Helping Kids Dream Without Barriers
Helping Kids Dream Without Barriers
by Amie Dean, Behavioral Consultant and Author of There’s No Dream Too Tall
Early in my teaching career, I asked one of my 9th-grade classes to write about what they wanted to do after high school – a pretty typical journal prompt in an English class. One of my students wasn’t writing, so I quietly asked him what he wanted to do. He gave me a depressing one-word answer, “Nothing.” I thought maybe I was putting too much pressure on him with the question, so I tried to make it less daunting and more fun. I asked him if he had no barriers, nothing in his way, what was his big dream? His sad, flat answer has never left me. “I don’t dream.”
How many students sit in our classrooms on a daily basis scared to dream? Focused on why they can’t, or shouldn’t, dare? I have spent my career trying to convince them otherwise. As the adults who inspire and encourage them to believe, we must help children understand that every dream, big or small, has value and a place in the world. We can guide them to find a purpose to match their passions, and then help them begin the journey toward those dreams.
A 2015 study published in The Annals of Behavioral Medicine found that “pursuing your passion both lowers stress and contributes to greater happiness overall. Researchers found that participants who engaged in hobbies were 34 percent less stressed and 18 percent less sad during the activities, as well as for some time after.” It seems our children’s happiness as they grow up and leave the nest is a top priority for many parents, yet adults are often a big unintentional barrier to the very happiness they’ve worked so hard to encourage.
In my twenties, I danced with a company that hired all sorts of dancers…jazz, hip hop, and ballet, to put on themed shows and perform at events. I met exceptionally talented, trained, and untrained, dancers through that experience. A memorable “B” boy in our troupe was one of the best dancers I had ever seen. He could dance any style, picked up every step quickly, and could perform it perfectly, in no time. He was literally born to dance. He told our group that even though it was his life’s greatest joy, he would only be doing it through college because it was an embarrassment to his family. His culture did not view dance as a respectable career choice. He gave it up and now works in finance. Let that sink in.

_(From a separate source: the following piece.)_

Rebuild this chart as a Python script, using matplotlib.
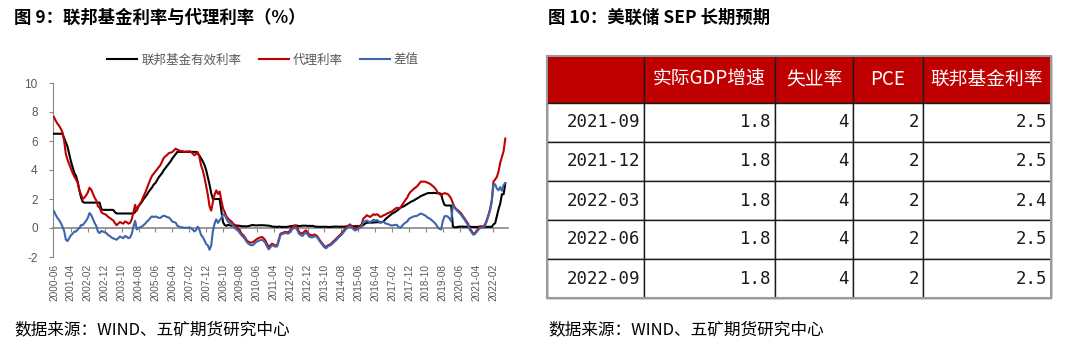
import numpy as np
import pandas as pd
import matplotlib
matplotlib.use('Agg')
import matplotlib.pyplot as plt
from matplotlib.patches import Rectangle

plt.rcParams['font.family'] = ['Noto Sans CJK SC', 'DejaVu Sans']
plt.rcParams['axes.unicode_minus'] = False

# monthly data, 2000-06 .. 2022-09
start_month = '2000-06'

# 联邦基金有效利率
effr = [
    6.5, 6.5, 6.5, 6.5, 6.5, 6.5, 6.2,  # 2000
    5.9, 5.6, 5.1, 4.6, 4.2, 3.8, 3.6, 3.2, 2.6, 2.1, 1.8, 1.75,
    1.75, 1.75, 1.75, 1.75, 1.75, 1.75, 1.75, 1.75, 1.75, 1.3, 1.25, 1.25,
    1.25, 1.25, 1.25, 1.25, 1.25, 1.1, 1.0, 1.0, 1.0, 1.0, 1.0, 1.0,
    1.0, 1.0, 1.0, 1.0, 1.0, 1.1, 1.3, 1.5, 1.65, 1.8, 2.0, 2.15,
    2.3, 2.5, 2.65, 2.8, 3.0, 3.1, 3.3, 3.5, 3.65, 3.8, 4.0, 4.15,  # 2005
    4.3, 4.45, 4.6, 4.8, 4.95, 5.1, 5.25, 5.25, 5.25, 5.25, 5.25, 5.25,
    5.25, 5.25, 5.25, 5.25, 5.25, 5.25, 5.15, 5.0, 4.8, 4.6, 4.35, 4.0,
    3.5, 3.0, 2.4, 2.0, 2.0, 2.0, 2.0, 2.0, 1.2, 0.4, 0.2, 0.15,
    0.22, 0.18, 0.15, 0.18, 0.21, 0.16, 0.16, 0.15, 0.12, 0.12, 0.12, 0.11,
    0.13, 0.16, 0.2, 0.2, 0.18, 0.18, 0.19, 0.19, 0.19, 0.19, 0.18, 0.17,  # 2010
    0.16, 0.14, 0.1, 0.09, 0.09, 0.07, 0.1, 0.08, 0.07, 0.08, 0.07, 0.08,
    0.1, 0.13, 0.14, 0.16, 0.16, 0.16, 0.13, 0.14, 0.16, 0.16, 0.16, 0.14,
    0.15, 0.14, 0.15, 0.11, 0.09, 0.09, 0.08, 0.08, 0.09, 0.08, 0.09, 0.07,
    0.07, 0.08, 0.09, 0.09, 0.1, 0.09, 0.09, 0.09, 0.09, 0.09, 0.12, 0.11,
    0.11, 0.11, 0.12, 0.12, 0.13, 0.13, 0.14, 0.14, 0.2, 0.3, 0.36, 0.37,  # 2015
    0.37, 0.37, 0.38, 0.39, 0.4, 0.4, 0.4, 0.41, 0.45, 0.6, 0.7, 0.8,
    0.9, 0.99, 1.05, 1.12, 1.2, 1.3, 1.4, 1.45, 1.5, 1.58, 1.65, 1.72,
    1.8, 1.85, 1.91, 1.98, 2.05, 2.12, 2.2, 2.25, 2.3, 2.35, 2.4, 2.41,
    2.41, 2.41, 2.42, 2.4, 2.4, 2.4, 2.35, 1.9, 1.6, 1.55, 1.55, 1.55,
    1.55, 0.1, 0.05, 0.05, 0.08, 0.09, 0.1, 0.09, 0.09, 0.09, 0.09, 0.09,  # 2020
    0.08, 0.07, 0.07, 0.06, 0.08, 0.1, 0.09, 0.08, 0.08, 0.08, 0.08, 0.08,
    0.08, 0.25, 0.33, 0.8, 1.3, 1.68, 2.33, 2.33, 3.08,
]

# 代理利率
proxy = [
    7.65, 7.4, 7.2, 7.05, 6.85, 6.6, 6.0,  # 2000
    5.1, 4.7, 4.4, 4.1, 3.8, 3.55, 3.35, 3.1, 2.6, 2.3, 2.0, 2.1,
    2.25, 2.45, 2.78, 2.65, 2.37, 2.1, 1.9, 1.5, 1.4, 1.1, 1.0, 0.95,
    0.9, 0.76, 0.7, 0.6, 0.53, 0.35, 0.19, 0.3, 0.41, 0.35, 0.3, 0.45,
    0.4, 0.3, 0.35, 0.6, 1.1, 1.6, 1.2, 1.5, 1.7, 1.9, 2.2, 2.45,
    2.75, 3.05, 3.35, 3.6, 3.75, 3.9, 4.05, 4.2, 4.35, 4.6, 4.85, 4.95,  # 2005
    5.05, 5.17, 5.2, 5.24, 5.35, 5.47, 5.4, 5.35, 5.3, 5.3, 5.25, 5.28,
    5.25, 5.3, 5.24, 5.15, 5.01, 5.1, 5.24, 4.9, 4.32, 3.98, 3.5, 2.9,
    2.3, 1.5, 1.2, 1.79, 2.3, 2.6, 2.35, 2.52, 1.9, 1.35, 1.1, 0.8,
    0.65, 0.53, 0.45, 0.3, 0.2, 0.05, -0.04, -0.2, -0.39, -0.5, -0.65, -0.85,
    -0.95, -1.0, -1.0, -0.95, -0.85, -0.76, -0.7, -0.65, -0.62, -0.7, -0.85, -1.1,  # 2010
    -1.31, -1.2, -1.08, -1.15, -1.2, -1.2, -0.8, -0.39, -0.35, -0.3, -0.27, -0.3,
    -0.27, -0.1, 0.07, 0.15, 0.18, 0.0, -0.27, -0.35, -0.39, -0.25, -0.16, -0.3,
    -0.45, -0.5, -0.5, -0.45, -0.5, -0.6, -0.8, -0.96, -1.1, -1.25, -1.31, -1.2,
    -1.15, -1.08, -0.95, -0.85, -0.73, -0.6, -0.5, -0.39, -0.25, -0.1, 0.07, 0.15,
    0.25, 0.15, 0.05, -0.05, 0.0, 0.07, 0.15, 0.25, 0.65, 0.75, 0.88, 0.82,  # 2015
    0.76, 0.85, 0.95, 0.9, 0.95, 0.88, 0.76, 0.8, 0.88, 0.92, 0.99, 1.05,
    1.1, 1.15, 1.25, 1.34, 1.4, 1.35, 1.42, 1.6, 1.79, 1.95, 2.1, 2.35,
    2.5, 2.6, 2.72, 2.8, 2.9, 3.05, 3.2, 3.2, 3.2, 3.18, 3.12, 3.08,
    3.0, 2.9, 2.8, 2.65, 2.45, 2.35, 2.25, 2.35, 2.4, 2.38, 2.33, 2.2,
    2.02, 1.7, 1.45, 1.3, 1.22, 1.1, 0.99, 0.8, 0.65, 0.45, 0.3, -0.04,  # 2020
    -0.2, -0.39, -0.35, -0.2, -0.05, 0.1, 0.1, 0.1, 0.25, 0.53, 0.9, 1.3,
    1.9, 3.2, 3.35, 3.52, 3.9, 4.5, 4.9, 5.3, 6.17,
]

# 差值
spread = [
    1.15, 0.9, 0.7, 0.55, 0.35, 0.1, -0.2,  # 2000
    -0.8, -0.9, -0.7, -0.5, -0.4, -0.25, -0.25, -0.1, 0.0, 0.2, 0.2, 0.35,
    0.5, 0.7, 1.03, 0.9, 0.62, 0.35, 0.15, -0.25, -0.35, -0.2, -0.25, -0.3,
    -0.35, -0.49, -0.55, -0.65, -0.72, -0.75, -0.81, -0.7, -0.59, -0.65, -0.7, -0.55,
    -0.6, -0.7, -0.65, -0.4, 0.1, 0.5, -0.1, 0.0, 0.05, 0.1, 0.2, 0.3,
    0.45, 0.55, 0.7, 0.8, 0.75, 0.8, 0.75, 0.7, 0.7, 0.8, 0.85, 0.8,  # 2005
    0.75, 0.72, 0.6, 0.44, 0.4, 0.37, 0.15, 0.1, 0.05, 0.05, 0.0, 0.03,
    0.0, 0.05, -0.01, -0.1, -0.24, -0.15, 0.09, -0.1, -0.48, -0.62, -0.85, -1.1,
    -1.2, -1.5, -1.2, -0.21, 0.3, 0.6, 0.35, 0.52, 0.7, 0.95, 0.9, 0.65,
    0.43, 0.35, 0.3, 0.12, -0.01, -0.11, -0.2, -0.35, -0.51, -0.62, -0.77, -0.96,
    -1.08, -1.16, -1.2, -1.15, -1.03, -0.94, -0.89, -0.84, -0.81, -0.89, -1.03, -1.27,  # 2010
    -1.47, -1.34, -1.18, -1.24, -1.29, -1.27, -0.9, -0.47, -0.42, -0.38, -0.34, -0.38,
    -0.37, -0.23, -0.07, -0.01, 0.02, -0.16, -0.4, -0.49, -0.55, -0.41, -0.32, -0.44,
    -0.6, -0.64, -0.65, -0.56, -0.59, -0.69, -0.88, -1.04, -1.19, -1.33, -1.4, -1.27,
    -1.22, -1.16, -1.04, -0.94, -0.83, -0.69, -0.59, -0.48, -0.34, -0.19, -0.05, 0.04,
    0.14, 0.04, -0.07, -0.17, -0.13, -0.06, 0.01, 0.11, 0.45, 0.45, 0.52, 0.45,  # 2015
    0.39, 0.48, 0.57, 0.51, 0.55, 0.48, 0.36, 0.39, 0.43, 0.32, 0.29, 0.25,
    0.2, 0.16, 0.2, 0.22, 0.2, 0.05, 0.02, 0.15, 0.29, 0.37, 0.45, 0.63,
    0.7, 0.75, 0.81, 0.82, 0.85, 0.93, 1.0, 0.95, 0.9, 0.83, 0.72, 0.67,
    0.59, 0.49, 0.38, 0.25, 0.05, -0.05, -0.1, 0.45, 0.8, 0.83, 0.78, 0.65,
    0.47, 1.6, 1.4, 1.25, 1.14, 1.01, 0.89, 0.71, 0.56, 0.36, 0.21, -0.13,  # 2020
    -0.28, -0.46, -0.42, -0.26, -0.13, 0.0, 0.01, 0.02, 0.17, 0.45, 0.82, 1.22,
    1.82, 2.95, 3.02, 2.72, 2.6, 2.82, 2.57, 2.97, 3.09,
]

tick_labels = ['2000-06', '2001-04', '2002-02', '2002-12', '2003-10', '2004-08',
               '2005-06', '2006-04', '2007-02', '2007-12', '2008-10', '2009-08',
               '2010-06', '2011-04', '2012-02', '2012-12', '2013-10', '2014-08',
               '2015-06', '2016-04', '2017-02', '2017-12', '2018-10', '2019-08',
               '2020-06', '2021-04', '2022-02']

# SEP table
sep_dates = ['2021-09', '2021-12', '2022-03', '2022-06', '2022-09']
sep_gdp = [1.8, 1.8, 1.8, 1.8, 1.8]
sep_unemp = [4, 4, 4, 4, 4]
sep_pce = [2, 2, 2, 2, 2]
sep_ffr = [2.5, 2.5, 2.4, 2.5, 2.5]
col_labels = ['', '实际GDP增速', '失业率', 'PCE', '联邦基金利率']

AX_GRAY = '#868686'
TXT_GRAY = '#595959'
W, H = 1080, 348

fig = plt.figure(figsize=(W / 100, H / 100), dpi=100)

# ---- left chart
months = pd.period_range(start_month, periods=len(effr), freq='M').strftime('%Y-%m').tolist()
x = np.arange(len(months))

ax = fig.add_axes([53 / W, 1 - 257 / H, 455 / W, 174 / H])
ax.plot(x, effr, color='black', lw=1.5, label='联邦基金有效利率', zorder=3)
ax.plot(x, proxy, color='#c00000', lw=1.5, label='代理利率', zorder=4)
ax.plot(x, spread, color='#3d64ad', lw=1.5, label='差值', zorder=5)
ax.set_ylim(-2, 10)
ax.set_xlim(-0.6, len(months) + 0.6)
ax.set_yticks(range(-2, 11, 2))
for s in ['top', 'right', 'bottom']:
    ax.spines[s].set_visible(False)
ax.spines['left'].set_color(AX_GRAY)
ax.tick_params(axis='y', direction='out', length=3, color=AX_GRAY,
               labelsize=8.5, labelcolor=TXT_GRAY, pad=8)
ax.set_xticks([months.index(t) for t in tick_labels])
ax.set_xticklabels(tick_labels, rotation=90)
ax.tick_params(axis='x', length=0, labelsize=7.2, labelcolor=TXT_GRAY, pad=5)
for lbl in ax.get_xticklabels() + ax.get_yticklabels():
    lbl.set_fontfamily('Liberation Sans')

# zero line with small ticks
zero = ax.secondary_xaxis(1 / 6)
zero.set_xticks(np.arange(10, len(months), 10))
zero.tick_params(direction='out', length=3, color=AX_GRAY, labelbottom=False, labeltop=False)
zero.spines['bottom'].set_color(AX_GRAY)
zero.spines['bottom'].set_linewidth(1.2)

handles, labels = ax.get_legend_handles_labels()
fig.legend(handles, labels, loc='center', bbox_to_anchor=(263 / W, 1 - 60 / H), ncol=3,
           frameon=False, fontsize=9, handlelength=2.4, handletextpad=0.3,
           columnspacing=1.4, labelcolor=TXT_GRAY)

fig.text(14 / W, 1 - 18 / H, '图 9：联邦基金利率与代理利率（%）', fontsize=12.5,
         fontweight='bold', ha='left', va='center')
fig.text(14 / W, 1 - 330 / H, '数据来源：WIND、五矿期货研究中心', fontsize=12,
         ha='left', va='center')

# ---- right table
fig.text(548 / W, 1 - 18 / H, '图 10：美联储 SEP 长期预期', fontsize=12.5,
         fontweight='bold', ha='left', va='center')
fig.text(548 / W, 1 - 330 / H, '数据来源：WIND、五矿期货研究中心', fontsize=12,
         ha='left', va='center')

col_px = [97, 131, 78, 70, 128]
tab_ax = fig.add_axes([547 / W, 1 - 298 / H, 504 / W, 242 / H])
tab_ax.axis('off')
cell_text = [[d, f'{g}', f'{u}', f'{p}', f'{f}']
             for d, g, u, p, f in zip(sep_dates, sep_gdp, sep_unemp, sep_pce, sep_ffr)]
tbl = tab_ax.table(cellText=cell_text, colLabels=col_labels,
                   colWidths=[w / sum(col_px) for w in col_px],
                   cellLoc='right', colLoc='center', bbox=[0, 0, 1, 1])
tbl.auto_set_font_size(False)
for (r, c), cell in tbl.get_celld().items():
    cell.set_edgecolor('#1a1a1a')
    cell.set_linewidth(1)
    t = cell.get_text()
    if r == 0:
        cell.set_height(47)
        cell.set_facecolor('#c00000')
        t.set_color('white')
        t.set_fontsize(13.5)
    else:
        cell.set_height(39)
        cell.set_facecolor('white')
        cell.PAD = 4 / col_px[c]
        t.set_fontsize(12.5)
        t.set_fontfamily('DejaVu Sans Mono')
        t.set_color('#1a1a1a')
tab_ax.add_patch(Rectangle((0, 0), 1, 1, transform=tab_ax.transAxes, fill=False,
                           edgecolor='#9a9a9a', lw=1.5, clip_on=False, zorder=5))

fig.savefig('out.png', dpi=100)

Where could he be now as a dancer, had he received the encouragement and belief from those he loved? Sometimes, the loudest critics are not the voices that come from the outside, but those of the people we look up to the most.
As adults who are charged with believing in, supporting, and guiding our children to find success, I hope we can evolve and see past personal hesitations and societal pressures. We are driven by wanting what is “best” or having a child’s “best” interests at heart. What if we made the effort to allow children to pursue their passions and define what fulfillment means to them?
My perfect world is one where kids dream big and believe, and the adults around them relent, relax, and allow themselves to believe, too.
3 Tips for Supporting Kids’ Dreams & Passions
- “The whole secret of a successful life is to find out what is one’s destiny to do, and then do it.” – Henry Ford. Let them say it. We’ve all heard, “kids say the darndest things.” Let them say it! They will mention many dreams they have for their future self. We can be quick to bring the reality, list of cons, and why they shouldn’t into the discussion. But what if we didn’t? To be truthful, I’m guilty of telling my own vertically challenged son he would probably not be going to the NBA. At 11, having that as a goal has driven him to spend hours practicing – time well spent! He also spent time making a list of shorter-than-average point guards throughout the history of the NBA. Well played, son.
- “All our dreams can come true if we have the courage to pursue them.” — Walt Disney. Courage. As an adult invested in the lives of the children you love, how do you display courage? Do you model positive self-talk out loud? Or negative “I can’t do this” out loud? Be mindful of the words you say out loud when you are struggling with a task. We want kids to have the right words to say when things get tough, like “I can do hard things”, or “I’ve made it through this before!” – so they won’t give up on themselves, or their dreams, when challenges arise.
- “Behind every young child who believes in himself, there is a parent who believed first.” – Matthew L. Jacobson. Show up. The greatest thing you can do for a child is to be their biggest fan. Whenever and wherever you can, be there for them, whether it’s a play, a sporting event, or a video gaming tournament. Your presence and support form the safety net that helps them develop their own sense of self-confidence. Assure them that even if things don’t turn out the way they expected, you’ll be there.